Providing the following information:

  • Identification

    • Node name and logo: A unique name for the harvester and, optionally, a logo to assign to the harvester.
    • Group: Group which owns the harvested records. Only the catalog administrator or users with the profile UserAdmin of this group can manage the harvester.
    • User: User who owns the harvested records.
  • Schedule: Scheduling options to execute the harvester. If disabled, the harvester must be run manually from the harvester page. If enabled, a scheduling expression using cron syntax should be configured (See examples).

  • Configure connection to OGC CSW 2.0.2

    • URL: The URL of the OAI-PMH server from which metadata will be harvested.
    • Remote authentication: If checked, should be provided the credentials for basic HTTP authentication on the OAIPMH server.
    • Search filter: (Optional) Define the search criteria below to restrict the records to harvest.

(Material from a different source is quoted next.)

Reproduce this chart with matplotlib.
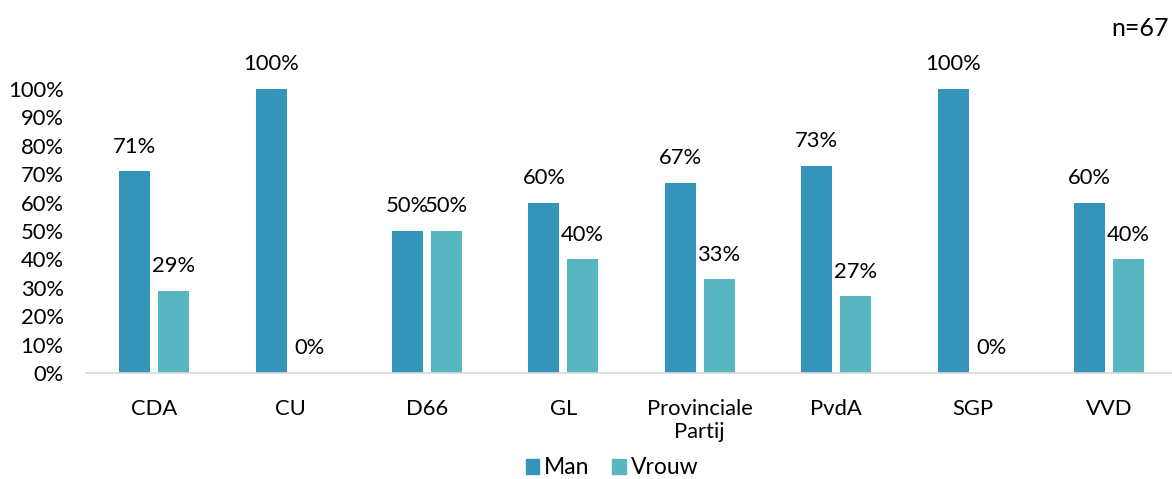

      • From: You can provide a start date here. Any metadata whose last change date is equal to or greater than this date will be harvested. To add or edit a value for this field you need to use the icon alongside the text box. This field is optional so if you don't provide a start date the constraint is dropped. Use the icon to clear the field.
      • Until: Functions in the same way as the From parameter but adds an end constraint to the last change date search. Any metadata whose last change data is less than or equal to this data will be harvested.
      • Set: An OAI-PMH server classifies metadata into sets (like categories in GeoNetwork). You can request all metadata records that belong to a set (and any of its subsets) by specifying the name of that set here.
      • Prefix: 'Prefix' means metadata format. The oai_dc prefix must be supported by all OAI-PMH compliant servers.

        Note

        The 'OAI provider sets' drop down next to the Set text box and the 'OAI provider prefixes' drop down next to the Prefix textbox are initially blank. After specifying the connection URL, you can press the Retrieve Info button, which will connect to the remote OAI-PMH server, retrieve all supported sets and prefixes and fill the drop downs with these values. Selecting a value from either of these drop downs will fill the appropriate text box with the selected value.

        • Configure response processing for oaipmh
          • Action on UUID collision: When a harvester finds the same uuid on a record collected by another method (another harvester, importer, dashboard editor,...), should this record be skipped (default), overriden or generate a new UUID?
          • Validate records before import: Defines the criteria to reject metadata that is invalid according to XML structure (XSD) and validation rules (schematron).
            • Accept all metadata without validation.
            • Accept metadata that are XSD valid.
            • Accept metadata that are XSD and schematron valid.
          • XSL transformation to apply: (Optional) The referenced XSL transform will be applied to each metadata record before it is added to GeoNetwork.
    • Category: (Optional) A GeoNetwork category to assign to each metadata record.

  • Privileges - Assign privileges to harvested metadata.

Notes

  • If you request the oai_dc output format, GeoNetwork will convert it to Dublin Core format.
  • When you edit a previously created OAIPMH harvester instance, both the set and prefix drop down lists will be empty. You have to press the retrieve info button again to connect to the remote server and retrieve set and prefix information.
  • The id of the remote server must be a UUID. If not, metadata can be harvested but during hierarchical propagation id clashes could corrupt harvested metadata.